Traveling in an occupied territory takes a long time. One member who regularly attends communion says it takes him an hour and a half to travel the five miles to reach the communion. As anywhere, some of the delay is due to traffic. Unlike most other places though, checkpoints are a big factor. The bus from Bethlehem goes through a checkpoint before entering Jerusalem. The last few times I have undertaken this journey no one was required to leave the bus. So yesterday I was not expecting people to leave the bus and I was not quick enough. I stayed on the bus as soldiers came through to check the passports of the elderly and pregnant who had not left the bus. In front of me sat a developmentally disabled man. A soldier shouted at him and asked him why he hadn’t got off the bus. The bus driver had to intervene and explain that he was developmentally disabled.
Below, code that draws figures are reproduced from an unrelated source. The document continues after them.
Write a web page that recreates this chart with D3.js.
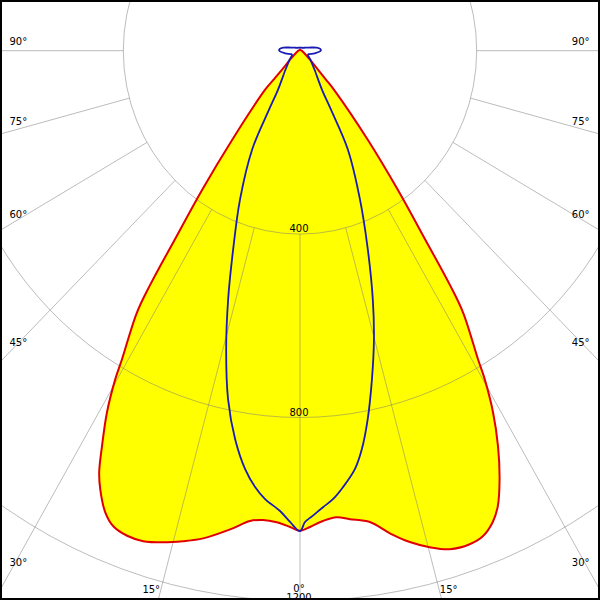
<!DOCTYPE html>
<html><head><meta charset="utf-8">
<script src="https://cdn.jsdelivr.net/npm/d3@7/dist/d3.min.js"></script>
<style>html,body{margin:0;padding:0;background:#fff;}svg{display:block;}</style>
</head><body>
<svg id="chart" width="600" height="600"></svg>
<script>
// Luminous intensity (cd/klm); angle in degrees from nadir (0° = down)
const c0Angles   = [0,1.25,2.9,4.66,6.31,8.75,10.94,13.06,15.18,17.32,19.64,21.34,22.98,24.25,25.8,27.46,28.98,30.26,30.9,32.88,33.6,34.53,36.13,38.31,42.1,43,44.5,49,60,75,90,120,180];
const c0Values   = [1047,1039,1027,1021,1028,1040,1072,1100,1122,1139,1143,1137,1117,1090,1038,972,902,830,785,680,612,501,376,248,115,86,58,30,12,6,4,2,2];
const c180Angles = [0,1.25,2.93,4.67,6.29,8.62,11.65,13.9,16.1,18.35,20.3,22.17,23.65,25.3,26.3,27.46,28.98,30.26,30.9,32.88,33.6,34.53,36.13,38.31,42.9,43.5,44.5,49,60,75,90,120,180];
const c180Values = [1047,1039,1030,1027,1032,1056,1086,1102,1116,1127,1128,1120,1099,1058,1026,972,902,830,785,680,612,501,376,248,116,86,58,30,12,6,4,2,2];
const c90Angles  = [0,0.63,1.53,2.99,4.36,5.83,7.75,9.16,10.8,12.8,14.9,16.9,19.5,22.7,26.7,28.6,30.3,38.4,50,64,70,80,90,95,100,105,110,120,135,150,165,180];
const c90Values  = [1048,1028,1016,997,981,957,921,880,818,735,651,567,460,352,241,146,99,53,31,20,22,34,47,46,38,27,20,13,9,7.5,6.7,6.5];
const c270Angles = [0,1.26,2.58,4.62,6.1,7.75,9.83,12.1,14.4,16.7,19.25,22.7,26.7,28.6,30.3,38.4,50,64,70,80,90,95,100,105,110,120,135,150,165,180];
const c270Values = [1048,1028,1005,981,957,921,860,777,672,566,459,352,241,146,99,53,31,20,22,34,47,46,38,27,20,13,9,7.5,6.7,6.5];

const ringValues  = [400, 800, 1200];
const ringLabels  = ["400", "800", "1200"];
const spokeAngles = [0, 15, 30, 45, 60, 75, 90];
const spokeLabels = ["0°", "15°", "30°", "45°", "60°", "75°", "90°"];

const W = 600, H = 600, CX = 300, CY = 50.7;
const svg = d3.select("#chart");
const x = d3.scaleLinear().domain([-1200, 1200]).range([CX - 530.1, CX + 530.1]);
const y = d3.scaleLinear().domain([0, 1200]).range([CY, CY + 550.2]);
const rad = d => d * Math.PI / 180;

function pts(angles, values, side) {
  return angles.map((a, i) => [side * values[i] * Math.sin(rad(a)), values[i] * Math.cos(rad(a))]);
}
function closedShape(lAng, lVal, rAng, rVal) {
  const left = pts(lAng, lVal, -1).reverse();
  const right = pts(rAng, rVal, 1).slice(1, -1);
  return left.concat(right);
}
const line = d3.line().x(d => x(d[0])).y(d => y(d[1])).curve(d3.curveCatmullRomClosed.alpha(0.5));

svg.append("rect").attr("width", W).attr("height", H).attr("fill", "#fff");

const redPts = closedShape(c180Angles, c180Values, c0Angles, c0Values);
svg.append("path").attr("d", line(redPts)).attr("fill", "#ffff00").attr("stroke", "none");

const grid = svg.append("g").attr("fill", "none").attr("stroke", "#7a7a7a").attr("stroke-opacity", 0.5).attr("stroke-width", 1);
ringValues.forEach(r => {
  grid.append("ellipse").attr("cx", x(0)).attr("cy", y(0))
    .attr("rx", x(r) - x(0)).attr("ry", y(r) - y(0));
});
spokeAngles.forEach(a => {
  [-1, 1].forEach(s => {
    if (a === 0 && s === -1) return;
    const r0 = 400, r1 = 2000;
    grid.append("line")
      .attr("x1", x(s * r0 * Math.sin(rad(a)))).attr("y1", y(r0 * Math.cos(rad(a))))
      .attr("x2", x(s * r1 * Math.sin(rad(a)))).attr("y2", y(r1 * Math.cos(rad(a))));
  });
});

svg.append("path").attr("d", line(redPts)).attr("fill", "none").attr("stroke", "#e00000").attr("stroke-width", 2);
const bluePts = closedShape(c270Angles, c270Values, c90Angles, c90Values);
svg.append("path").attr("d", line(bluePts)).attr("fill", "none").attr("stroke", "#1a1ab4").attr("stroke-width", 1.8);

const txt = svg.append("g").attr("font-family", "DejaVu Sans, Verdana, sans-serif").attr("font-size", 10).attr("fill", "#000");
const ringOffsets = [-2, -1.5, -0.4];
ringValues.forEach((r, i) => {
  txt.append("text").attr("x", x(0) - 1).attr("y", y(r) + ringOffsets[i]).attr("text-anchor", "middle").text(ringLabels[i]);
});
const bottomBase = 592.5;
spokeAngles.forEach((a, i) => {
  if (a === 0) {
    txt.append("text").attr("x", x(0) - 1).attr("y", bottomBase - 0.8).attr("text-anchor", "middle").text(spokeLabels[i]);
  } else if (a < 30) {
    const dv = y.invert(bottomBase);
    const dx = dv * Math.tan(rad(a));
    txt.append("text").attr("x", x(-dx)).attr("y", bottomBase).attr("text-anchor", "end").text(spokeLabels[i]);
    txt.append("text").attr("x", x(dx)).attr("y", bottomBase).attr("text-anchor", "start").text(spokeLabels[i]);
  } else {
    const edge = Math.abs(x.invert(10));
    const dv = a === 90 ? 0 : edge / Math.tan(rad(a));
    const yy = y(dv) - 6;
    txt.append("text").attr("x", 9.5).attr("y", yy).attr("text-anchor", "start").text(spokeLabels[i]);
    txt.append("text").attr("x", 589.5).attr("y", yy).attr("text-anchor", "end").text(spokeLabels[i]);
  }
});

svg.append("rect").attr("x", 1).attr("y", 1).attr("width", W - 2).attr("height", H - 2)
  .attr("fill", "none").attr("stroke", "#000").attr("stroke-width", 2);
</script>
</body></html>
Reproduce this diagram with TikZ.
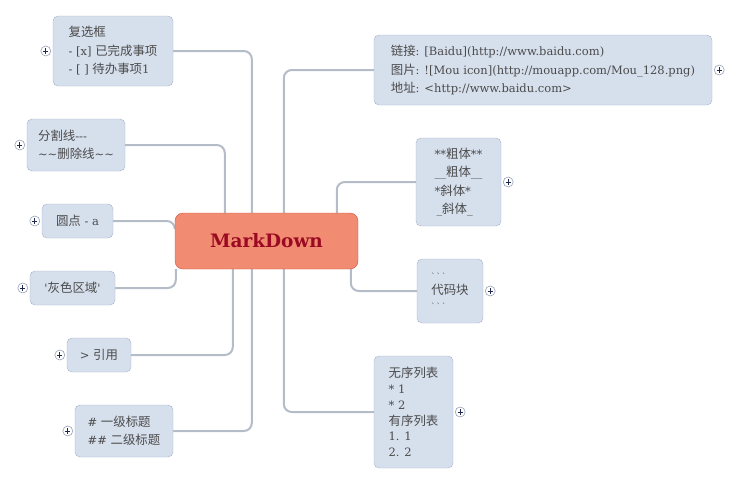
\documentclass[tikz,border=0pt]{standalone}
\usepackage{fontspec}
\setmainfont{DejaVu Serif}
\newfontfamily\hanfont{Noto Sans CJK SC}[Scale=1.08]
\newcommand\han[1]{{\hanfont #1}}
\usetikzlibrary{backgrounds}
\definecolor{leaffill}{RGB}{214,223,236}
\definecolor{leafline}{RGB}{166,178,198}
\definecolor{leaftext}{RGB}{75,75,75}
\definecolor{branchgrey}{RGB}{180,188,200}
\definecolor{foldline}{RGB}{150,160,180}
\definecolor{plusblue}{RGB}{30,40,80}
\definecolor{rootfill}{RGB}{241,139,113}
\definecolor{rootline}{RGB}{205,85,65}
\definecolor{roottext}{RGB}{155,10,35}

\begin{document}
\begin{tikzpicture}[x=1pt,y=-1pt,
  leaf/.style={draw=leafline,fill=leaffill,rounded corners=5pt,align=left,text=leaftext,
    font=\fontsize{11.5}{18.5}\selectfont,inner sep=0pt},
  fold/.style={circle,draw=foldline,fill=white,line width=0.6pt,minimum size=10pt,inner sep=0pt,
    path picture={\draw[plusblue,line width=0.7pt]
      ([xshift=-2.6pt]path picture bounding box.center) -- ([xshift=2.6pt]path picture bounding box.center)
      ([yshift=-2.6pt]path picture bounding box.center) -- ([yshift=2.6pt]path picture bounding box.center);}},
  branch/.style={draw=branchgrey,line width=2pt,rounded corners=8pt}]
  \useasboundingbox (0,0) rectangle (740,485);
  \node[draw=rootline,fill=rootfill,rounded corners=8pt,minimum width=183pt,minimum height=56pt,
    font=\fontsize{18.5}{20}\selectfont\bfseries,text=roottext] (md) at (266.5,241) {MarkDown};

  \node[leaf,minimum width=120pt,minimum height=70pt] (chk) at (113,51)
    {\han{复选框}\\- [x] \han{已完成事项}\\- [ ] \han{待办事项}1};
  \node[leaf,minimum width=98pt,minimum height=52pt] (hr) at (76,145)
    {\han{分割线}-\kern0pt-\kern0pt-\\\textasciitilde\textasciitilde\han{删除线}\textasciitilde\textasciitilde};
  \node[leaf,minimum width=71pt,minimum height=34pt] (dot) at (77.5,221) {\han{圆点} - a};
  \node[leaf,minimum width=85pt,minimum height=34pt] (grey) at (72.5,288)
    {\textquotesingle\han{灰色区域}\textquotesingle};
  \node[leaf,minimum width=64pt,minimum height=34pt] (quote) at (99,355) {> \han{引用}};
  \node[leaf,minimum width=98pt,minimum height=52pt] (head) at (124,431)
    {\# \han{一级标题}\\\#\# \han{二级标题}};

  \node[leaf,minimum width=338pt,minimum height=70pt] (url) at (543,70)
    {\han{链接}: [Baidu](http://www.baidu.com)\\\han{图片}: ![Mou icon](http://mouapp.com/Mou\_128.png)\\\han{地址}: <http://www.baidu.com>};
  \node[leaf,minimum width=85pt,minimum height=88pt] (bold) at (458.5,182)
    {**\han{粗体}**\\\_\_\han{粗体}\_\_\\*\han{斜体}*\\\,\_\han{斜体}\_};
  \node[leaf,minimum width=66pt,minimum height=64pt,font=\fontsize{11.5}{15}\selectfont] (code) at (450,291)
    {{\footnotesize\textasciigrave\,\textasciigrave\,\textasciigrave}\\\han{代码块}\\{\footnotesize\textasciigrave\,\textasciigrave\,\textasciigrave}};
  \node[leaf,minimum width=79pt,minimum height=112pt,font=\fontsize{11.5}{15.7}\selectfont] (list) at (413.5,412)
    {\han{无序列表}\\{}* 1\\{}* 2\\\han{有序列表}\\1. 1\\2. 2};

  \node[fold] (chkfold) at ([xshift=-7pt]chk.west) {};
  \node[fold] (hrfold) at ([xshift=-7pt]hr.west) {};
  \node[fold] (dotfold) at ([xshift=-7pt]dot.west) {};
  \node[fold] (greyfold) at ([xshift=-7pt]grey.west) {};
  \node[fold] (quotefold) at ([xshift=-7pt]quote.west) {};
  \node[fold] (headfold) at ([xshift=-7pt]head.west) {};
  \node[fold] (urlfold) at ([xshift=7pt]url.east) {};
  \node[fold] (boldfold) at ([xshift=7pt]bold.east) {};
  \node[fold] (codefold) at ([xshift=7pt]code.east) {};
  \node[fold] (listfold) at ([xshift=7pt]list.east) {};

  \begin{scope}[on background layer]
    \draw[branch] (chk.east) -| ([xshift=77pt]md.north west);
    \draw[branch] (hr.east) -| ([xshift=50pt]md.north west);
    \draw[branch] (dot.east) -| ([yshift=-14pt]md.north west);
    \draw[branch] (grey.east) -| ([xshift=1pt]md.south west);
    \draw[branch] (quote.east) -| ([xshift=58pt]md.south west);
    \draw[branch] (head.east) -| ([xshift=77pt]md.south west);
    \draw[branch] (url.west) -| ([xshift=109pt]md.north west);
    \draw[branch] (bold.west) -| ([xshift=162pt]md.north west);
    \draw[branch] (code.west) -| ([xshift=176pt]md.south west);
    \draw[branch] (list.west) -| ([xshift=109pt]md.south west);
  \end{scope}
\end{tikzpicture}
\end{document}
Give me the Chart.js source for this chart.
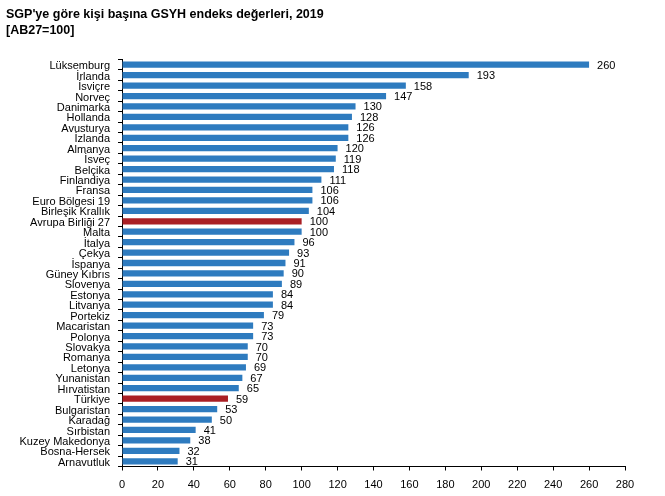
<!DOCTYPE html>
<html lang="tr">
<head>
  <meta charset="UTF-8">
  <title>SGP'ye göre kişi başına GSYH</title>
  <script src="https://cdn.jsdelivr.net/npm/chart.js"></script>
  <style>
    body { margin: 0; background: #fff; }
    #wrap { position: relative; width: 665px; height: 496px; }
    #baslik {
      position: absolute; left: 6px; top: 6px;
      font: bold 12.5px "Liberation Sans", Arial, sans-serif;
      line-height: 16px; color: #000;
    }
    canvas { position: absolute; left: 0; top: 0; }
  </style>
</head>
<body>
<div id="wrap">
  <canvas id="grafik" width="665" height="496"></canvas>
  <div id="baslik">SGP'ye göre kişi başına GSYH endeks değerleri, 2019<br>[AB27=100]</div>
</div>

<script>
  const ulkeler = ['Lüksemburg', 'İrlanda', 'İsviçre', 'Norveç', 'Danimarka', 'Hollanda', 'Avusturya',
    'İzlanda', 'Almanya', 'İsveç', 'Belçika', 'Finlandiya', 'Fransa', 'Euro Bölgesi 19',
    'Birleşik Krallık', 'Avrupa Birliği 27', 'Malta', 'İtalya', 'Çekya', 'İspanya', 'Güney Kıbrıs',
    'Slovenya', 'Estonya', 'Litvanya', 'Portekiz', 'Macaristan', 'Polonya', 'Slovakya', 'Romanya',
    'Letonya', 'Yunanistan', 'Hırvatistan', 'Türkiye', 'Bulgaristan', 'Karadağ', 'Sırbistan',
    'Kuzey Makedonya', 'Bosna-Hersek', 'Arnavutluk'];
  const degerler = [260, 193, 158, 147, 130, 128, 126, 126, 120, 119, 118, 111, 106, 106, 104, 100,
    100, 96, 93, 91, 90, 89, 84, 84, 79, 73, 73, 70, 70, 69, 67, 65, 59, 53, 50, 41, 38, 32, 31];
  const vurgulu = ['Avrupa Birliği 27', 'Türkiye'];
  const xMin = 0, xMax = 280, xAdim = 20;

  const mavi = '#2E7BBF';
  const kirmizi = '#AA1F24';
  const yazi = '11px "Liberation Sans", Arial, sans-serif';

  // bar sonuna değer yaz
  const degerEtiketi = {
    id: 'degerEtiketi',
    afterDatasetsDraw(chart) {
      const ctx = chart.ctx;
      ctx.save();
      ctx.font = yazi;
      ctx.fillStyle = '#000';
      ctx.textBaseline = 'middle';
      ctx.textAlign = 'left';
      chart.getDatasetMeta(0).data.forEach((bar, i) => {
        ctx.fillText(degerler[i], bar.x + 8, bar.y + 1);
      });
      ctx.restore();
    }
  };

  Chart.defaults.font.family = '"Liberation Sans", Arial, sans-serif';
  Chart.defaults.font.size = 11;
  Chart.defaults.color = '#000';

  new Chart(document.getElementById('grafik'), {
    type: 'bar',
    data: {
      labels: ulkeler,
      datasets: [{
        data: degerler,
        backgroundColor: ulkeler.map(u => vurgulu.includes(u) ? kirmizi : mavi),
        barPercentage: 0.6,
        categoryPercentage: 1
      }]
    },
    options: {
      indexAxis: 'y',
      responsive: false,
      animation: false,
      layout: { padding: { top: 59.5, right: 40, left: 0, bottom: 0 } },
      plugins: { legend: { display: false }, tooltip: { enabled: false } },
      scales: {
        x: {
          min: xMin,
          max: xMax,
          afterFit(s) { s.height = 29.5; },
          ticks: { stepSize: xAdim, padding: 8, maxRotation: 0 },
          grid: { drawOnChartArea: false, tickLength: 4, color: '#000' },
          border: { color: '#000' }
        },
        y: {
          afterFit(s) { s.width = 122; },
          ticks: { padding: 8, autoSkip: false, labelOffset: 1.5 },
          grid: { drawOnChartArea: false, tickLength: 4, color: '#000' },
          border: { color: '#000' }
        }
      }
    },
    plugins: [degerEtiketi]
  });
</script>
</body>
</html>
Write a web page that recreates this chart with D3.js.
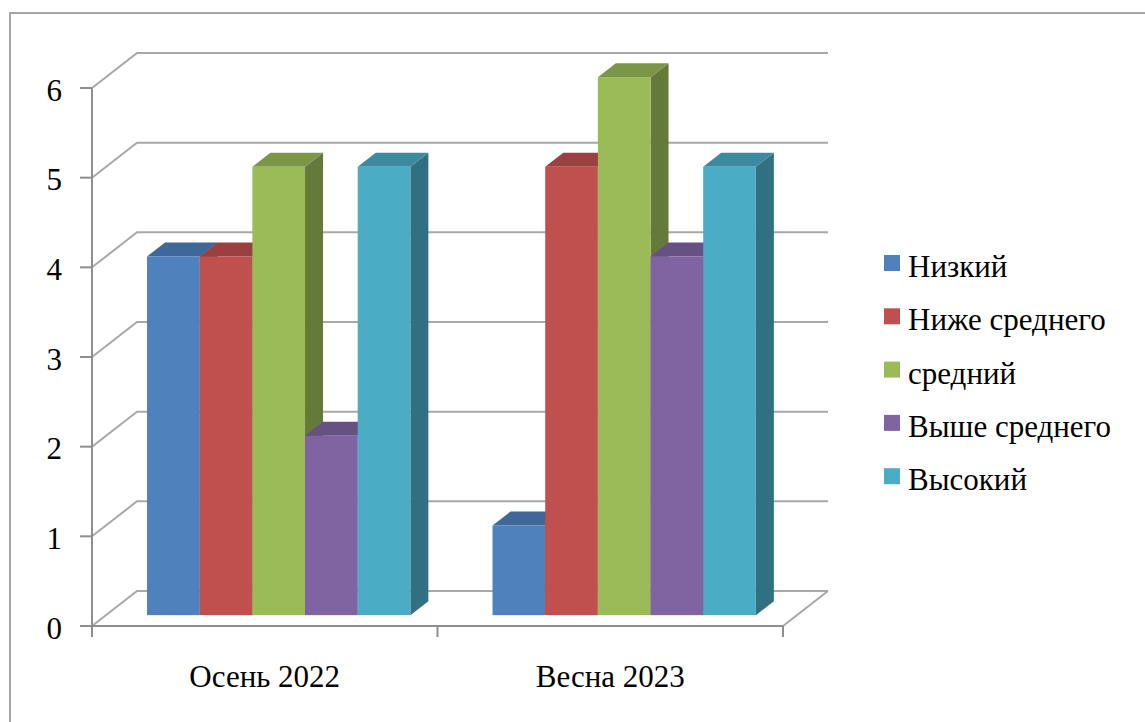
<!DOCTYPE html>
<html>
<head>
<meta charset="utf-8">
<script src="https://cdn.jsdelivr.net/npm/d3@7"></script>
<style>
  html, body { margin: 0; padding: 0; background: #ffffff; }
  svg { display: block; }
</style>
</head>
<body>
<svg id="chart" width="1145" height="722"></svg>
<script>
// Categories (x axis) and series
const categories = ["Осень 2022", "Весна 2023"];
const seriesNames = ["Низкий", "Ниже среднего", "средний", "Выше среднего", "Высокий"];
const seriesColors = ["#4F81BD", "#C0504D", "#9BBB59", "#8064A2", "#4BACC6"];

// Values per series, one per category
const nizkiy        = [4, 1];
const nizheSrednego = [4, 5];
const sredniy       = [5, 6];
const vysheSrednego = [2, 4];
const vysokiy       = [5, 5];
const seriesValues = [nizkiy, nizheSrednego, sredniy, vysheSrednego, vysokiy];

const yTicks = [0, 1, 2, 3, 4, 5, 6];

const FONT = "'Liberation Serif', 'Times New Roman', Tinos, 'DejaVu Serif', 'Noto Serif', serif";

// ---- layout ----
const svg = d3.select("#chart");
const W = 1145, H = 722;

// front plane of the 3D box
const plot = { left: 92, right: 783, top: 88, bottom: 626 };
// depth vector of the box (front -> back)
const depth = { dx: 45, dy: -35 };
// bars sit between these depth fractions
const barFront = 0.31, barBack = 0.71;

const y = d3.scaleLinear().domain([0, 6]).range([plot.bottom, plot.top]);
const x0 = d3.scaleBand().domain(categories).range([plot.left, plot.right]);
const x1 = d3.scaleBand().domain(seriesNames)
  .range([0, x0.bandwidth()]).paddingOuter(0.78).paddingInner(0);

// outer chart border
svg.append("rect")
  .attr("x", 10).attr("y", 13)
  .attr("width", W + 20).attr("height", H + 20)
  .attr("fill", "none").attr("stroke", "#a6a6a6").attr("stroke-width", 2);

const gridColor = "#a8a8a8";
const axisColor = "#8e8e8e";

// back wall + floor gridlines (front edge -> back edge -> across)
const grid = svg.append("g");
yTicks.forEach(t => {
  const yy = y(t);
  grid.append("polyline")
    .attr("points", [
      [plot.left, yy],
      [plot.left + depth.dx, yy + depth.dy],
      [plot.right + depth.dx, yy + depth.dy]
    ].map(p => p.join(",")).join(" "))
    .attr("fill", "none")
    .attr("stroke", gridColor)
    .attr("stroke-width", 2);
});
// floor right edge
grid.append("line")
  .attr("x1", plot.right).attr("y1", plot.bottom)
  .attr("x2", plot.right + depth.dx).attr("y2", plot.bottom + depth.dy)
  .attr("stroke", gridColor).attr("stroke-width", 2);

// bars: drawn left to right so each front face hides its neighbour's side
const bars = svg.append("g");
const fx = depth.dx * barFront, fy = depth.dy * barFront;
const bdx = depth.dx * (barBack - barFront), bdy = depth.dy * (barBack - barFront);

categories.forEach((cat, ci) => {
  seriesNames.forEach((name, si) => {
    const v = seriesValues[si][ci];
    const base = d3.color(seriesColors[si]);
    const xl = x0(cat) + x1(name) + fx;
    const xr = xl + x1.bandwidth();
    const yb = y(0) + fy;
    const yt = y(v) + fy;
    const poly = pts => pts.map(p => p.join(",")).join(" ");
    // side face
    bars.append("polygon")
      .attr("points", poly([[xr, yt], [xr + bdx, yt + bdy], [xr + bdx, yb + bdy], [xr, yb]]))
      .attr("fill", base.darker(1.2).formatHex());
    // top face
    bars.append("polygon")
      .attr("points", poly([[xl, yt], [xl + bdx, yt + bdy], [xr + bdx, yt + bdy], [xr, yt]]))
      .attr("fill", base.darker(0.62).formatHex());
    // front face
    bars.append("rect")
      .attr("x", xl).attr("y", yt)
      .attr("width", x1.bandwidth()).attr("height", yb - yt)
      .attr("fill", base.formatHex());
  });
});

// value axis (front left edge)
const axis = svg.append("g");
axis.append("line")
  .attr("x1", plot.left).attr("y1", plot.top)
  .attr("x2", plot.left).attr("y2", plot.bottom + 11)
  .attr("stroke", axisColor).attr("stroke-width", 2);
yTicks.forEach(t => {
  axis.append("line")
    .attr("x1", plot.left - 12).attr("x2", plot.left)
    .attr("y1", y(t)).attr("y2", y(t))
    .attr("stroke", axisColor).attr("stroke-width", 2);
  axis.append("text")
    .attr("x", 62).attr("y", y(t) + 12.5)
    .attr("text-anchor", "end")
    .attr("font-family", FONT)
    .attr("font-size", 31)
    .text(t);
});

// category axis (front floor edge)
axis.append("line")
  .attr("x1", plot.left).attr("y1", plot.bottom)
  .attr("x2", plot.right).attr("y2", plot.bottom)
  .attr("stroke", axisColor).attr("stroke-width", 2);
[plot.left, x0(categories[1]), plot.right].forEach(xx => {
  axis.append("line")
    .attr("x1", xx).attr("x2", xx)
    .attr("y1", plot.bottom).attr("y2", plot.bottom + 11)
    .attr("stroke", axisColor).attr("stroke-width", 2);
});
categories.forEach(cat => {
  axis.append("text")
    .attr("x", x0(cat) + x0.bandwidth() / 2)
    .attr("y", 687)
    .attr("text-anchor", "middle")
    .attr("font-family", FONT)
    .attr("font-size", 31)
    .text(cat);
});

// legend
const legend = svg.append("g").attr("transform", "translate(884,263)");
seriesNames.forEach((name, i) => {
  const g = legend.append("g").attr("transform", `translate(0,${i * 53.3})`);
  g.append("rect")
    .attr("x", 0).attr("y", -8)
    .attr("width", 16).attr("height", 16)
    .attr("fill", seriesColors[i]);
  g.append("text")
    .attr("x", 24).attr("y", 14)
    .attr("font-family", FONT)
    .attr("font-size", 31)
    .text(name);
});
</script>
</body>
</html>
I arrived five minutes before the communion ended. Afterwards a man introduced himself as a Quaker from London. He explained that on Sunday he would be starting a tour of Palestine/Israel with four other Quakers and five Jews. The Quakers had decided to support the boycott of settlement goods, a move that elicited a strong Jewish backlash. Because of this the Quakers invited Jews to come and speak with them. The Quakers described how for the first three meetings they just listened to people’s anger and hurt. By the fourth meeting humour was introduced and by the fifth the Quakers were able to share their point of view as well as listen.
Now, two years after the first meeting, four Orthodox Jews and one Liberal have joined the group of Quakers on a fact-finding mission to Israel and Palestine to see things for themselves. People at Sabeel praised the Quakers for their effort and for not giving up the boycott and caving in to the opposition as so many Christian groups do. The Quakers talked about the importance of seeing that of God inside everyone and connecting with people. They said they appreciated how far their Jewish friends had come over the past two years.
I sympathized with this point of view, but had a rude awakening when a Palestinian woman said that if the Jews take another two years to move on further and change their minds about the situation, then there will be no land left for the Palestinians. How valid are our liberal opinions and the view that everyone moves at their own pace and must be listened to, when every day children are being arrested, people killed, houses demolished and land seized? I can offer no answers. Dialogue is vital, yet who should be involved in it and what else has to be done?